** Start of RECORD EXCERPTS **

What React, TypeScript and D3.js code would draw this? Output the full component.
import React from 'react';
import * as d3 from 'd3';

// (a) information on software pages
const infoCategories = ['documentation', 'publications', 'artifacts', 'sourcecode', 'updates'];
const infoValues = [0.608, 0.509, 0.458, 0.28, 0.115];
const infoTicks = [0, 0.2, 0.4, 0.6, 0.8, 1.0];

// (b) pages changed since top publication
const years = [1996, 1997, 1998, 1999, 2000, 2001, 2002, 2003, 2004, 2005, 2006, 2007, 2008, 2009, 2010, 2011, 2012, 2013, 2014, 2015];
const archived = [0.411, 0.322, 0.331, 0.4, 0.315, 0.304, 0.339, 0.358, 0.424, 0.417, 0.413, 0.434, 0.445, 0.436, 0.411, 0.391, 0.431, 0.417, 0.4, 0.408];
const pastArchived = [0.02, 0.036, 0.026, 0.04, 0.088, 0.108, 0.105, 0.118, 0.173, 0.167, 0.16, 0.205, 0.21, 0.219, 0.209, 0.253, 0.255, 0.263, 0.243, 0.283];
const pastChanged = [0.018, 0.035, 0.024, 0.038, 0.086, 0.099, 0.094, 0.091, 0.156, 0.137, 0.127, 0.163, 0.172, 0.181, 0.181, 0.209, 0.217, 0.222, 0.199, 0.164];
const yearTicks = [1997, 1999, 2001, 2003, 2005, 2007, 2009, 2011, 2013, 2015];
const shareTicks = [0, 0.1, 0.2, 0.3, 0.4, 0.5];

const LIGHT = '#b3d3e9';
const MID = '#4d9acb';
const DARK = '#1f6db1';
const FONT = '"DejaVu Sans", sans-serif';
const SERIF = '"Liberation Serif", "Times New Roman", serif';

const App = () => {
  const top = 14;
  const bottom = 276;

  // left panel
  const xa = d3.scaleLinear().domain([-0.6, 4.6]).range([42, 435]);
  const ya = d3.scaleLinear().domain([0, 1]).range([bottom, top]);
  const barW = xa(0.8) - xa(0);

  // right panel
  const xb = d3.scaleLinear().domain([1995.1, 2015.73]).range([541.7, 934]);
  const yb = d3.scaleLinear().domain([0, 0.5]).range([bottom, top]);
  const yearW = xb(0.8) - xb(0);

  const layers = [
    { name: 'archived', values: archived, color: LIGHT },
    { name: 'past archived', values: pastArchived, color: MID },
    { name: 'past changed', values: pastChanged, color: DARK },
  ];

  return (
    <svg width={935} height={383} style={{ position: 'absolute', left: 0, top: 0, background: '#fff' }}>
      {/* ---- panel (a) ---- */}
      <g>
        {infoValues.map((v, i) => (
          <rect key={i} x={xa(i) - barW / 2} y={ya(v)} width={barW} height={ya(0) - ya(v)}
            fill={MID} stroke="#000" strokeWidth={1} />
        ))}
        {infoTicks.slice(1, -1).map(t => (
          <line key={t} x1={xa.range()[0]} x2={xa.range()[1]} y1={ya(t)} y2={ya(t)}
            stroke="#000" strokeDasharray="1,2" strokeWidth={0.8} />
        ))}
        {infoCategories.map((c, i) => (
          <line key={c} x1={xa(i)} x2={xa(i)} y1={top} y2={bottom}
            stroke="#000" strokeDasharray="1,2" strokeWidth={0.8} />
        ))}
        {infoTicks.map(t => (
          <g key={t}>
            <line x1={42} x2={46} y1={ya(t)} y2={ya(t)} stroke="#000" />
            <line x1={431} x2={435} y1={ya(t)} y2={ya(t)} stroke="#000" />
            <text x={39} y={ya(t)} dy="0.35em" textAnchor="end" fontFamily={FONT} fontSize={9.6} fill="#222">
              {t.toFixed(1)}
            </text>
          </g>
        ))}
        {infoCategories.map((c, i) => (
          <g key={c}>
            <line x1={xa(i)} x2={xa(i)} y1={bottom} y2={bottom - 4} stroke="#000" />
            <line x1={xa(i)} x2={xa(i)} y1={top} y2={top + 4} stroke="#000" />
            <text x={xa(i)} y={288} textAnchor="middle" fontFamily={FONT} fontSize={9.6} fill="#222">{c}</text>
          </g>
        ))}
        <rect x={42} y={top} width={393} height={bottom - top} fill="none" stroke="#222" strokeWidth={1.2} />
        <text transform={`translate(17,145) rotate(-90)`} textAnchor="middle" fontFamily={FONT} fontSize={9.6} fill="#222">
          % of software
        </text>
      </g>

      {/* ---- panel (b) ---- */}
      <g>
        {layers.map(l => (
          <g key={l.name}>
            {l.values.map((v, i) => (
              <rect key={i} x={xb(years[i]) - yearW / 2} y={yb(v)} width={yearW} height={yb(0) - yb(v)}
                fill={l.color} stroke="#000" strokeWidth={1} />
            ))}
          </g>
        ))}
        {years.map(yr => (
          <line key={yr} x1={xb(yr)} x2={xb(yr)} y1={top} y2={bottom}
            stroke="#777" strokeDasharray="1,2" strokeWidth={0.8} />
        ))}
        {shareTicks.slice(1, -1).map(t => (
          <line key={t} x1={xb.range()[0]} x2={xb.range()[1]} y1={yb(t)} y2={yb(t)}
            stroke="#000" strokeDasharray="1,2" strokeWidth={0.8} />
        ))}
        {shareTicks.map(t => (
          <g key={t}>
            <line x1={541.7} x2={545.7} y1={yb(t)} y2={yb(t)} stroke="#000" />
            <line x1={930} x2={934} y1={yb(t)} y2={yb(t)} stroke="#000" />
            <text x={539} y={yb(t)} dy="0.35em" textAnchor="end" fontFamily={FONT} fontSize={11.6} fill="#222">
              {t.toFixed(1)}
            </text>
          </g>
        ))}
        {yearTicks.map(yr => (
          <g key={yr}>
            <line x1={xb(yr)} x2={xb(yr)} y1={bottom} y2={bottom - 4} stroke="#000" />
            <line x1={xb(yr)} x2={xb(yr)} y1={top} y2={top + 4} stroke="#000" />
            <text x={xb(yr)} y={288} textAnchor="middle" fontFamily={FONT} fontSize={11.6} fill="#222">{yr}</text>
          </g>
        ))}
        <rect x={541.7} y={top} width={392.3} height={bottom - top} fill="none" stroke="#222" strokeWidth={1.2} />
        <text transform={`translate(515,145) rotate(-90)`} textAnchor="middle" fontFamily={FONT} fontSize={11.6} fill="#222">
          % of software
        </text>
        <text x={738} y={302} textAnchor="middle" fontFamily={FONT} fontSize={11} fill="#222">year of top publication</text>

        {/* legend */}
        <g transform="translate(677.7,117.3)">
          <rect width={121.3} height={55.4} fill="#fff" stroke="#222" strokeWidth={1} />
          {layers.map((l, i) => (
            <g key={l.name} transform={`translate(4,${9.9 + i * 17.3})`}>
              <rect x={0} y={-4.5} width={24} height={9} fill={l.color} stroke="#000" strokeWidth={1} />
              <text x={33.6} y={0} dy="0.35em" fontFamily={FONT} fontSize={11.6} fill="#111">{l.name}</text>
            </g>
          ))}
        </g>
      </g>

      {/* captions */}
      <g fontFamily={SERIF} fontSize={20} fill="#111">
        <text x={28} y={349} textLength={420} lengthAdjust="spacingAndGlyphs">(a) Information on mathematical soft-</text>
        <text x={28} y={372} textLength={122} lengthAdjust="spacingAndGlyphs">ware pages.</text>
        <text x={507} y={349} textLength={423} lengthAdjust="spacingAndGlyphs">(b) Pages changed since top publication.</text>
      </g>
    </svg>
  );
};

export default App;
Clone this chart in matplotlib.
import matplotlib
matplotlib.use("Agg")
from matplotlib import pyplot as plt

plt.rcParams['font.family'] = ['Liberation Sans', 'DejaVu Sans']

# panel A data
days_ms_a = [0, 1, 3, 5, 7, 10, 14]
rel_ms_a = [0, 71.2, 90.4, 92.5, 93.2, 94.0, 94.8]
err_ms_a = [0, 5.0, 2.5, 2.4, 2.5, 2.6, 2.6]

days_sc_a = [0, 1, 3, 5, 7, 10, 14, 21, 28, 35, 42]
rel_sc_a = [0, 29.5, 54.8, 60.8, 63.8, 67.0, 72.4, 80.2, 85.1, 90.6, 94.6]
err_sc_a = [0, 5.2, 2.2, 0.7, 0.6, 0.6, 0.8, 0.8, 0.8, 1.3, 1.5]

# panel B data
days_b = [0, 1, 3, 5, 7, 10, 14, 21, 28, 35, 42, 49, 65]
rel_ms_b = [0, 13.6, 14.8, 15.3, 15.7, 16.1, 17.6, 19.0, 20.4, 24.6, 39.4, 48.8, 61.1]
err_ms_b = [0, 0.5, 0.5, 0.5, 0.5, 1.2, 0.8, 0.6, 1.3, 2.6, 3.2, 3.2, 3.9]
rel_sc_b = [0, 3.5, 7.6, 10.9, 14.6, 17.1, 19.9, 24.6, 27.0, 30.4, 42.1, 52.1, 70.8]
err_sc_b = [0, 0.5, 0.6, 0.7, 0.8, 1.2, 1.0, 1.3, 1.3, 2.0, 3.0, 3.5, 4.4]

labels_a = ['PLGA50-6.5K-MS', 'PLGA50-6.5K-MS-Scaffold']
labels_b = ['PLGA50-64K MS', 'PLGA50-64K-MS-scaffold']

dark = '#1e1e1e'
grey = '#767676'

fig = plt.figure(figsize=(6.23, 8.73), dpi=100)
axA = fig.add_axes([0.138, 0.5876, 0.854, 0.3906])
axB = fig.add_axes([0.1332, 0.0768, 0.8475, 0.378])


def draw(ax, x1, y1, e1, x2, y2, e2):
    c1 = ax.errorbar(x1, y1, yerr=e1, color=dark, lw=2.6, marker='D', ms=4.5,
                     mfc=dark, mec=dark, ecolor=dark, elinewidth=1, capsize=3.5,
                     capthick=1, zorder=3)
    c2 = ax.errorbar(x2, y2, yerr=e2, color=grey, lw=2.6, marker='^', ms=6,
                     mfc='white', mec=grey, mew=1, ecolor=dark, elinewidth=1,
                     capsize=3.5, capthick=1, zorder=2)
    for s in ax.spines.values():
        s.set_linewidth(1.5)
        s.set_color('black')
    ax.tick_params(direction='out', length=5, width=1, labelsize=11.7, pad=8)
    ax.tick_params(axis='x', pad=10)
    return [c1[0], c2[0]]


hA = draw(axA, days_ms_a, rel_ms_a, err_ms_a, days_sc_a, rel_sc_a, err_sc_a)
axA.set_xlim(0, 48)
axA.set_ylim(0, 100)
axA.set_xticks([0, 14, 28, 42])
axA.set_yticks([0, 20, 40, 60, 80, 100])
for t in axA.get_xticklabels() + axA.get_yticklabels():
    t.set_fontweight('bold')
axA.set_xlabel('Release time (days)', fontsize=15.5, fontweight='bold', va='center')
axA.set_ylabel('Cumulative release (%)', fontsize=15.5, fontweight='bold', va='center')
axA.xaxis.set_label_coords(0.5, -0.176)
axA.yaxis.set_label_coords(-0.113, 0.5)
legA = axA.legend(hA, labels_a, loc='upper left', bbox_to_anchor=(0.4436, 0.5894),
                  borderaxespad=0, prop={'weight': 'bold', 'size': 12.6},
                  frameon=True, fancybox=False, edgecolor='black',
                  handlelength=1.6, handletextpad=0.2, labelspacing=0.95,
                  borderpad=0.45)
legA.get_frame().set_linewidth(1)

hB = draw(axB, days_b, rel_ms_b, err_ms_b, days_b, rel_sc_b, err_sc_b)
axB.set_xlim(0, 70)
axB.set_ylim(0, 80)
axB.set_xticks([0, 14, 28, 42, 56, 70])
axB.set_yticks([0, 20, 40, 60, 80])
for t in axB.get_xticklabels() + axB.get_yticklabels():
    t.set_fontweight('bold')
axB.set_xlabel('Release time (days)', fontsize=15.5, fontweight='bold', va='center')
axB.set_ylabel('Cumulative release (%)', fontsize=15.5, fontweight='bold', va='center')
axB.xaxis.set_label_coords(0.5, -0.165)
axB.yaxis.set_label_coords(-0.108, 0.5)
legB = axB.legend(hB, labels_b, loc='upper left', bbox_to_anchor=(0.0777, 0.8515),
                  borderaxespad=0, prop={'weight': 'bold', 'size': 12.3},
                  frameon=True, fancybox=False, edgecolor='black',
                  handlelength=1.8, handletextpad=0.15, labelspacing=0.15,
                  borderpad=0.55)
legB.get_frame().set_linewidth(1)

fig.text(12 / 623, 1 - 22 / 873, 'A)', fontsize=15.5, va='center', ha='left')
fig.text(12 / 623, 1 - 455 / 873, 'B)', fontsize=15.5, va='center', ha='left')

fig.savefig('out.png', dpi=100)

** End of RECORD EXCERPTS **

From the first line of the records above to the line that contains "import * as d3 from 'd3';", quote each line exactly.

■ **TASK ANSWER**
What React, TypeScript and D3.js code would draw this? Output the full component.
import React from 'react';
import * as d3 from 'd3';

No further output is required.